Due to the large down payment (25% to 50%, depending on age and interest rates), the reverse mortgage for purchase does not often make sense for first time homebuyers, who may have a hard time coming up with the required down payment.
A reverse mortgage for purchase may also not make sense if you are not planning to stay in the home for long. The reverse mortgage for purchase is not bridge financing; it is designed as a long-term loan, and other financing options might make more sense if you do not plan to live in the home for very long.
What are the pros and cons of a reverse mortgage for purchase?
Pros | Cons |
No monthly principal and insurance mortgage payments | A larger down payment is required to qualify |
Flexible qualifications | |
Seller concessions up to 6% | |
How to know if you are eligible?
The first step is always to check a reverse mortgage for purchase calculator. Using a quick calculator will tell you:
- Interest rates
- Required down payment
After you have checked a reverse for purchase calculator, you can read about reverse mortgage eligibility to make sure you meet the basic requirements.
Of course, you are always welcome to get a quote, and our team members will do the heavy lifting for you.
How do I get pre-approved for a reverse mortgage for purchase?
When you get your quote for your reverse mortgage for purchase, we will provide you with a pre-approval letter. Get your pre-approval letter →
Where can my down payment funds come from?
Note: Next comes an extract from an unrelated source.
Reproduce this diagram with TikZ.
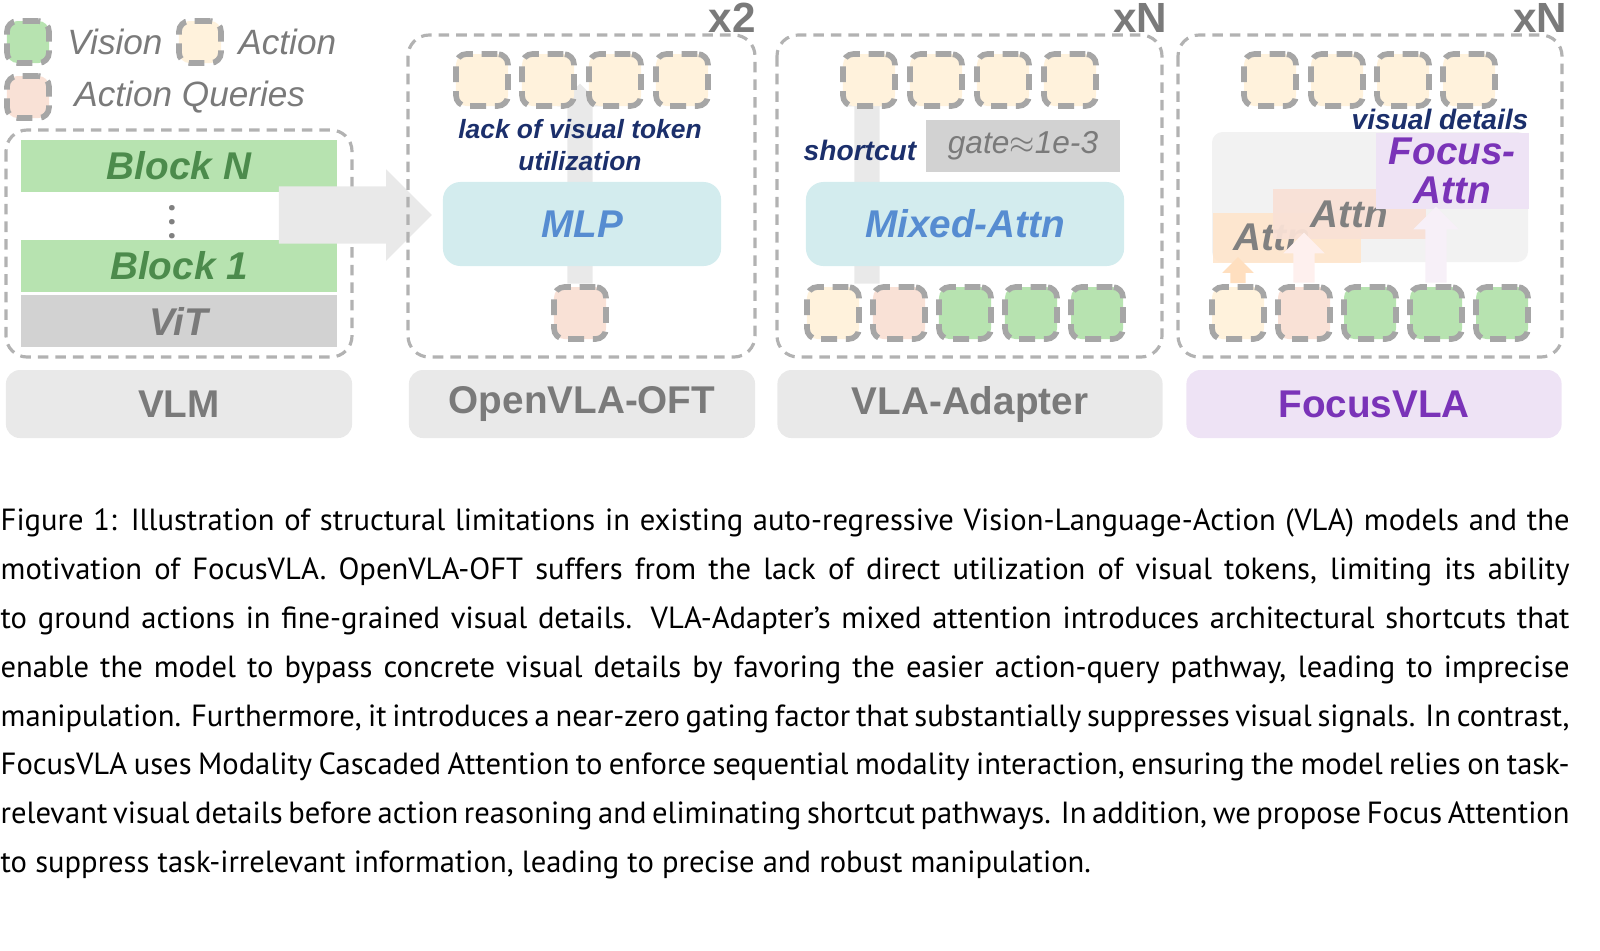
\documentclass[tikz,border=0pt]{standalone}
\usepackage{fontspec}
\setmainfont{PT Sans}
\newfontfamily\arialfont{Liberation Sans}
\usetikzlibrary{shapes.arrows}
\definecolor{visgreen}{HTML}{B7E3B0}
\definecolor{actyellow}{HTML}{FFF2DC}
\definecolor{qpink}{HTML}{F9E1D6}
\definecolor{mlpcyan}{HTML}{D3ECEE}
\definecolor{lavender}{HTML}{EEE3F5}
\definecolor{navy}{HTML}{1B2F6B}
\definecolor{txtgray}{HTML}{7A7A7A}
\definecolor{boxgray}{HTML}{E9E9E9}
\tikzset{
  tok/.style={draw=gray!70,line width=1.6pt,dash pattern=on 4.5pt off 2.5pt,
    rounded corners=3pt,minimum size=0.48cm,inner sep=0pt},
  panel/.style={draw=gray!60,line width=0.9pt,dash pattern=on 3pt off 2pt,rounded corners=6pt},
  tag/.style={fill=boxgray,rounded corners=4pt,font=\arialfont\bfseries\fontsize{11}{11}\selectfont,text=txtgray},
  bigtxt/.style={font=\arialfont\bfseries\itshape\fontsize{11}{11}\selectfont},
  legtxt/.style={anchor=west,font=\arialfont\itshape\fontsize{10}{10}\selectfont,text=txtgray},
  note/.style={font=\arialfont\bfseries\itshape\fontsize{7.5}{9}\selectfont,text=navy,align=center},
  uparr/.style={single arrow,minimum height=#1,single arrow head extend=0.1cm,
    inner sep=0.12cm,shape border rotate=90,draw=none}
}
\begin{document}
\begin{tikzpicture}[x=0.01cm,y=-0.01cm]
\useasboundingbox (0,0) rectangle (1600,950);
% legend
\node[tok,fill=visgreen,minimum size=0.42cm] (lv) at (28,42) {};
\node[legtxt] at (55,42) {Vision};
\node[tok,fill=actyellow,minimum size=0.42cm] (la) at (200,42) {};
\node[legtxt] at (226,42) {Action};
\node[tok,fill=qpink,minimum size=0.42cm] (lq) at (28,97) {};
\node[legtxt] at (62,97) {Action Queries};

% VLM
\draw[panel] (6,130) rectangle (352,357);
\node[fill=visgreen,minimum width=3.15cm,minimum height=0.4cm,bigtxt,text=green!35!black!70] (bn) at (179,166) {Block N};
\node[font=\bfseries,text=gray] at (172,212) {$\vdots$};
\node[fill=visgreen,minimum width=3.15cm,minimum height=0.4cm,bigtxt,text=green!35!black!70] (b1) at (179,266) {Block 1};
\node[fill=gray!35,minimum width=3.15cm,minimum height=0.42cm,bigtxt,text=txtgray] (vit) at (179,321) {ViT};
\node[tag,minimum width=3.46cm,minimum height=0.68cm] (tvlm) at (179,404) {VLM};
\node[single arrow,fill=boxgray,minimum height=1.53cm,inner sep=0.28cm,
  single arrow head extend=0.17cm] (big) at (341,215) {};

% OpenVLA-OFT
\draw[panel] (408,35) rectangle (755,357);
\node[font=\arialfont\bfseries\fontsize{12}{12}\selectfont,text=txtgray] at (732,18) {x2};
\node[uparr=2.0cm,fill=boxgray] (oa) at (580,190) {};
\foreach \x [count=\i] in {482,548,615,682}
  \node[tok,fill=actyellow,minimum size=0.52cm] (o\i) at (\x,80) {};
\node[fill=mlpcyan,rounded corners=5pt,minimum width=2.78cm,minimum height=0.84cm,bigtxt,text=cyan!50!blue!70] (mlp) at (582,224) {MLP};
\node[note] (lack) at (580,145) {lack of visual token\\utilization};
\node[tok,fill=qpink,minimum size=0.52cm] (oq) at (580,313) {};
\node[tag,minimum width=3.46cm,minimum height=0.68cm] (toft) at (582,404) {OpenVLA-OFT};

% VLA-Adapter
\draw[panel] (777,35) rectangle (1162,357);
\node[font=\arialfont\bfseries\fontsize{12}{12}\selectfont,text=txtgray] at (1140,18) {xN};
\node[uparr=2.0cm,fill=boxgray] (sa) at (867,190) {};
\foreach \x [count=\i] in {869,936,1003,1070}
  \node[tok,fill=actyellow,minimum size=0.52cm] (a\i) at (\x,80) {};
\node[note,font=\arialfont\bfseries\itshape\fontsize{8}{9}\selectfont] (sc) at (860,150) {shortcut};
\node[fill=gray!35,minimum width=1.93cm,minimum height=0.47cm,font=\arialfont\itshape\fontsize{9}{9}\selectfont,text=txtgray] (gate) at (1023,146) {gate$\approx$1e-3};
\node[fill=mlpcyan,rounded corners=5pt,minimum width=3.18cm,minimum height=0.84cm,bigtxt,text=cyan!50!blue!70] (mix) at (965,224) {Mixed-Attn};
\foreach \x/\c [count=\i] in {833/actyellow,899/qpink,965/visgreen,1031/visgreen,1097/visgreen}
  \node[tok,fill=\c,minimum size=0.52cm] (b\i) at (\x,313) {};
\node[tag,minimum width=3.85cm,minimum height=0.68cm] (tad) at (970,404) {VLA-Adapter};

% FocusVLA
\draw[panel] (1178,35) rectangle (1562,357);
\node[font=\arialfont\bfseries\fontsize{12}{12}\selectfont,text=txtgray] at (1540,18) {xN};
\foreach \x [count=\i] in {1270,1337,1403,1469}
  \node[tok,fill=actyellow,minimum size=0.52cm] (f\i) at (\x,80) {};
\fill[gray!10,rounded corners=3pt] (1212,132) rectangle (1528,262);
\node[fill=orange!20,opacity=0.9,text opacity=1,minimum width=1.48cm,minimum height=0.5cm,anchor=north west,bigtxt,text=gray,inner sep=0pt,align=left] (at1) at (1212,212) {\hspace*{0.2cm}Attn\hspace*{0.5cm}};
\node[fill=qpink,opacity=0.95,text opacity=1,minimum width=1.53cm,minimum height=0.49cm,anchor=north west,bigtxt,text=gray] (at2) at (1272,188) {Attn};
\node[fill=lavender,minimum width=1.53cm,minimum height=0.76cm,anchor=north west,bigtxt,text=violet!70!blue!80,align=center,inner sep=1pt] (fat) at (1375,132) {Focus-\\Attn};
\node[note,font=\arialfont\bfseries\itshape\fontsize{8}{9}\selectfont] (vd) at (1440,119) {visual details};
\node[uparr=0.26cm,fill=orange!25,inner sep=0.07cm,single arrow head extend=0.08cm] (u1) at (1238,274) {};
\node[uparr=0.5cm,fill=qpink!80!red!20,inner sep=0.1cm] (u2) at (1304,263) {};
\node[uparr=0.76cm,fill=lavender!80!violet!20,inner sep=0.1cm,single arrow head extend=0.12cm] (u3) at (1436,250) {};
\foreach \x/\c [count=\i] in {1238/actyellow,1304/qpink,1370/visgreen,1436/visgreen,1502/visgreen}
  \node[tok,fill=\c,minimum size=0.52cm] (g\i) at (\x,313) {};
\node[tag,fill=lavender,text=violet!70!blue!80,minimum width=3.75cm,minimum height=0.68cm] (tfv) at (1374,404) {FocusVLA};

% caption
\node[anchor=north west,text width=15.68cm,align=justify,inner sep=0pt,
  font=\fontsize{8.7}{13.9}\selectfont] (cap) at (0,508) {Figure 1: Illustration of structural limitations in existing auto-regressive Vision-Language-Action (VLA) models and the motivation of FocusVLA. OpenVLA-OFT suffers from the lack of direct utilization of visual tokens, limiting its ability to ground actions in fine-grained visual details. VLA-Adapter's mixed attention introduces architectural shortcuts that enable the model to bypass concrete visual details by favoring the easier action-query pathway, leading to imprecise manipulation. Furthermore, it introduces a near-zero gating factor that substantially suppresses visual signals. In contrast, FocusVLA uses Modality Cascaded Attention to enforce sequential modality interaction, ensuring the model relies on task-relevant visual details before action reasoning and eliminating shortcut pathways. In addition, we propose Focus Attention to suppress task-irrelevant information, leading to precise and robust manipulation.};
\end{tikzpicture}
\end{document}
According to HUD Single Family Housing Policy Handbook (4000.1), all the following are acceptable sources of down payment:
- Checking and savings account
- Cash on hand
- Money from sale of a home
- Money from sale of personal property
- Retirement accounts
- Stocks and bonds
- Private savings clubs
- Gifts
- Contributions from interested parties
- Disaster relief grants
- Employer assistance
As you can see, there are many allowable sources for the down payment funds for a HECM for purchase. The following are unacceptable down payment sources according to the Federal Housing Administration:
- Sweat Equity
- Trade Equity
- Rent credit
- Premium Pricing
Are seller concessions allowed on a HECM for purchase?
Yes, seller concessions are allowed on HECM for purchase loans. The Federal Housing Administration limits seller concessions to 6%.
What should I look for in a HECM for purchase lender?
When evaluating the different options available to you, you should look for a lender that is experienced and trustworthy. You would not want to work with a fly-by-night company. It is important to find a reverse mortgage lender that has a proven track record of helping older Americans – especially with HECM for purchase loans.